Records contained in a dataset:

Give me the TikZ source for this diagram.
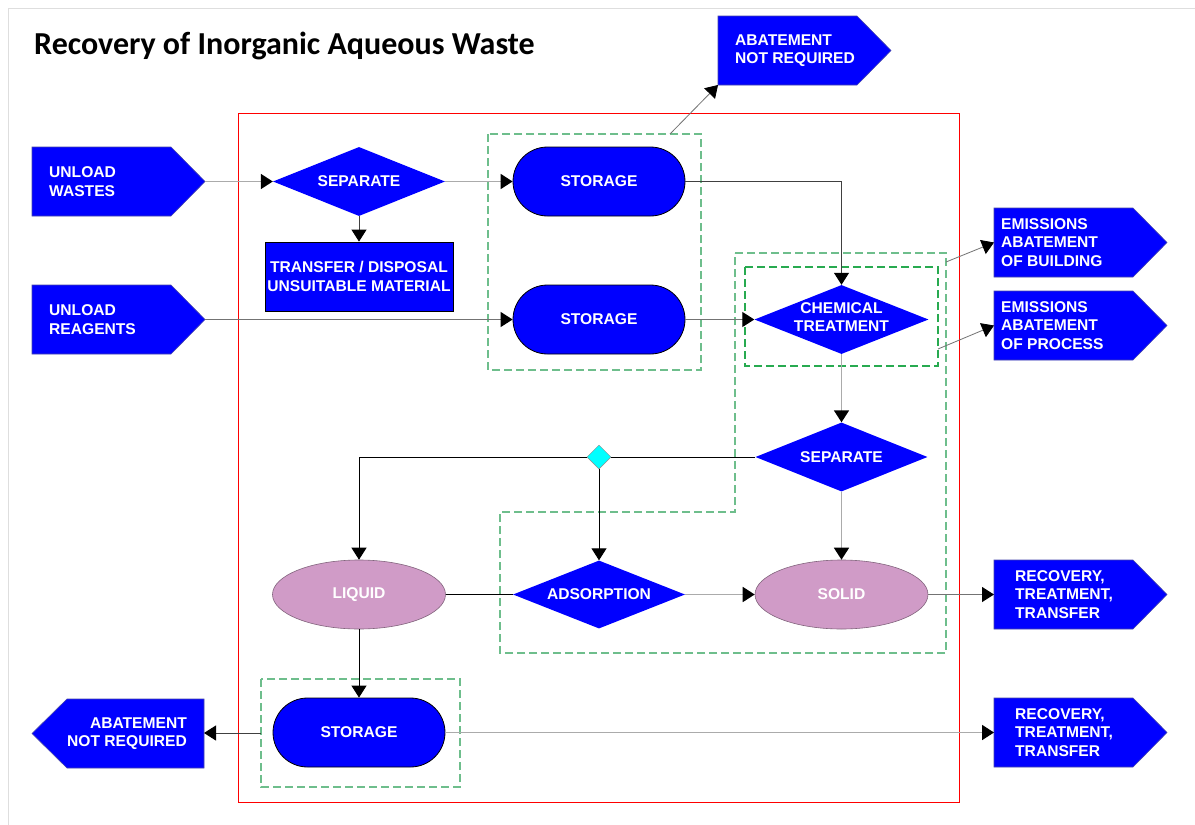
\documentclass[tikz,border=0pt]{standalone}
\usepackage{fontspec}
\setmainfont{Liberation Sans}
\newfontfamily\titlefont{Carlito}
\usetikzlibrary{shapes.geometric,shapes.misc,arrows.meta}

\definecolor{boxblue}{RGB}{0,0,255}
\definecolor{tagedge}{RGB}{70,70,170}
\definecolor{mauve}{RGB}{208,155,199}
\definecolor{mauveedge}{RGB}{130,100,125}
\definecolor{grpgreen}{RGB}{110,190,140}
\definecolor{grpgreen2}{RGB}{40,170,80}
\definecolor{framered}{RGB}{255,0,0}
\definecolor{pageline}{RGB}{222,222,222}
\definecolor{junccyan}{RGB}{0,255,255}

% right-pointing output tag: name, left x, top y, text x, text
\newcommand\tagright[5]{%
  \draw[tagshape] (#2,#3) -- ++(139,0) -- ++(34,34.5) -- ++(-34,34.5) -- ++(-139,0) -- cycle;
  \coordinate (#1-w) at (#2,#3+34.5);
  \coordinate (#1-sw) at (#2,#3+69);
  \coordinate (#1-tip) at (#2+173,#3+34.5);
  \node[tagtext, anchor=west] (#1) at (#4,#3+34.5) {#5};}

\begin{document}
\begin{tikzpicture}[x=1pt,y=-1pt,
  font=\fontsize{15.6}{18.3}\selectfont\bfseries,
  tagshape/.style={fill=boxblue, draw=tagedge, line width=0.6pt},
  tagtext/.style={text=white, inner sep=0pt, align=left},
  lbl/.style={text=white, inner sep=0pt, align=center},
  decision/.style={diamond, fill=boxblue, draw=none, minimum width=172pt, minimum height=69pt, inner sep=0pt},
  storebox/.style={rounded rectangle, fill=boxblue, draw=black, line width=0.8pt, minimum width=172pt, minimum height=69pt, inner sep=0pt, text=white},
  phase/.style={ellipse, fill=mauve, draw=mauveedge, line width=0.6pt, minimum width=173pt, minimum height=69pt, inner sep=0pt, text=white},
  junction/.style={diamond, fill=junccyan, draw=black!45, line width=0.5pt, minimum width=24pt, minimum height=24pt, inner sep=0pt},
  taskbox/.style={rectangle, fill=boxblue, draw=black, line width=0.8pt, minimum width=188pt, minimum height=69pt, inner sep=0pt, text=white, align=center},
  grp/.style={draw=grpgreen, dash pattern=on 8pt off 4pt, line width=1.1pt},
  head/.style={-{Triangle[length=12pt,width=15pt,color=black]}},
  lightflow/.style={head, draw=black!33, line width=1.8pt},
  midflow/.style={head, draw=black!55, line width=1.2pt},
  darkflow/.style={head, draw=black!75, line width=1pt},
  blackflow/.style={head, draw=black, line width=1pt},
  blackline/.style={draw=black, line width=1pt},
  thinflow/.style={head, draw=black!55, line width=0.8pt}]

\useasboundingbox (0,0) rectangle (1195,825);
\fill[white] (0,0) rectangle (1195,825);
\draw[pageline, line width=1.3pt] (8.5,825) -- (8.5,8.5) -- (1195,8.5);

\node[anchor=base west, inner sep=0pt, font=\titlefont\bfseries\fontsize{32}{36}\selectfont] (title) at (34,54) {Recovery of Inorganic Aqueous Waste};

% process boundary and groupings
\draw[framered, line width=1pt] (238,113) rectangle (959,802);
\draw[grp] (488,134) rectangle (701,370);
\draw[grp] (735,253) -- (946,253) -- (946,653) -- (500,653) -- (500,512) -- (735,512) -- cycle;
\draw[grp, draw=grpgreen2] (745,267) rectangle (938,366);
\draw[grp] (261,679) rectangle (460,787);
\coordinate (g1n) at (670,134);
\coordinate (g2e) at (946,262);
\coordinate (g3e) at (938,349);
\coordinate (g4w) at (261,733);

% inputs and outputs
\tagright{uw}{32}{147}{49}{UNLOAD\\WASTES}
\tagright{ur}{32}{285}{49}{UNLOAD\\REAGENTS}
\tagright{abt}{718}{16}{735}{ABATEMENT\\NOT REQUIRED}
\tagright{eb}{994}{208}{1001}{EMISSIONS\\ABATEMENT\\OF BUILDING}
\tagright{ep}{994}{291}{1001}{EMISSIONS\\ABATEMENT\\OF PROCESS}
\tagright{rec1}{994}{560}{1015}{RECOVERY,\\TREATMENT,\\TRANSFER}
\tagright{rec2}{994}{698}{1015}{RECOVERY,\\TREATMENT,\\TRANSFER}
\draw[tagshape] (204,699) -- (204,768) -- (67,768) -- (32,733.5) -- (67,699) -- cycle;
\coordinate (abl-e) at (204,733);
\node[tagtext, anchor=east, align=right] (abl) at (187,733.5) {ABATEMENT\\NOT REQUIRED};

% process steps
\node[decision] (sep1) at (359,181.5) {};
\node[lbl] (sep1-t) at (sep1) {SEPARATE};
\node[taskbox] (xfer) at (359,276.5) {TRANSFER / DISPOSAL\\UNSUITABLE MATERIAL};
\node[storebox] (stor1) at (599,181.5) {STORAGE};
\node[storebox] (stor2) at (599,319.5) {STORAGE};
\node[decision, minimum width=174pt] (chem) at (841.5,319.5) {};
\node[lbl] (chem-t) at (841.5,317) {CHEMICAL\\TREATMENT};
\node[decision] (sep2) at (841.5,457) {};
\node[lbl] (sep2-t) at (sep2) {SEPARATE};
\node[junction] (jn) at (599,457) {};
\node[phase] (liq) at (359,594.5) {LIQUID};
\node[decision, minimum height=68pt] (ads) at (599,594.5) {};
\node[lbl] (ads-t) at (ads) {ADSORPTION};
\node[phase] (sol) at (841.5,594.5) {SOLID};
\node[storebox] (stor3) at (359,732.5) {STORAGE};

% flows
\draw[lightflow] (uw-tip) -- (sep1.west);
\draw[lightflow] (sep1.east) -- (stor1.west);
\draw[darkflow] (sep1.south) -- (xfer.north);
\draw[midflow] (ur-tip) -- (stor2.west);
\draw[darkflow] (stor1.east) -| (chem.north);
\draw[midflow] (stor2.east) -- (chem.west);
\draw[lightflow] (chem.south) -- (sep2.north);
\draw[blackline] (sep2.west) -- (jn.east);
\draw[blackflow] (jn.west) -| (liq.north);
\draw[blackflow] (jn.south) -- (ads.north);
\draw[lightflow] (sep2.south) -- (sol.north);
\draw[blackline] (liq.east) -- (ads.west);
\draw[lightflow] (ads.east) -- (sol.west);
\draw[midflow] (sol.east) -- (rec1-w);
\draw[blackflow] (liq.south) -- (stor3.north);
\draw[lightflow] (stor3.east) -- (rec2-w);
\draw[darkflow] (g4w) -- (abl-e);
\draw[thinflow] (g1n) -- (abt-sw);
\draw[thinflow] (g2e) -- (eb-w);
\draw[thinflow] (g3e) -- (ep-w);
\end{tikzpicture}
\end{document}
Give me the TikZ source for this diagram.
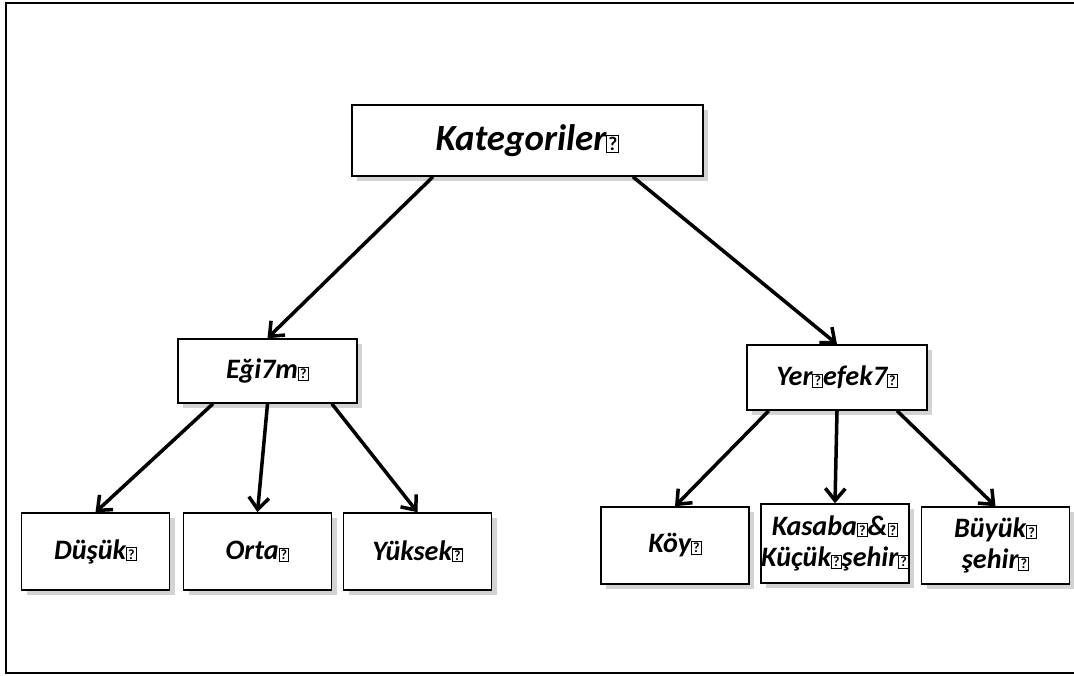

**Task instructions**: Only the lines from the start of the records to the line with "anchor=west] (#1) at" belong in the copy. Print them exactly, minus pictures.

**Solution for this exercise**:
Give me the TikZ source for this diagram.
\documentclass[tikz,border=0pt]{standalone}
\usepackage{fontspec}
\setmainfont{Liberation Sans}
\newfontfamily\titlefont{Carlito}
\usetikzlibrary{shapes.geometric,shapes.misc,arrows.meta}

\definecolor{boxblue}{RGB}{0,0,255}
\definecolor{tagedge}{RGB}{70,70,170}
\definecolor{mauve}{RGB}{208,155,199}
\definecolor{mauveedge}{RGB}{130,100,125}
\definecolor{grpgreen}{RGB}{110,190,140}
\definecolor{grpgreen2}{RGB}{40,170,80}
\definecolor{framered}{RGB}{255,0,0}
\definecolor{pageline}{RGB}{222,222,222}
\definecolor{junccyan}{RGB}{0,255,255}

% right-pointing output tag: name, left x, top y, text x, text
\newcommand\tagright[5]{%
  \draw[tagshape] (#2,#3) -- ++(139,0) -- ++(34,34.5) -- ++(-34,34.5) -- ++(-139,0) -- cycle;
  \coordinate (#1-w) at (#2,#3+34.5);
  \coordinate (#1-sw) at (#2,#3+69);
  \coordinate (#1-tip) at (#2+173,#3+34.5);
  \node[tagtext, anchor=west] (#1) at (#4,#3+34.5) {#5};}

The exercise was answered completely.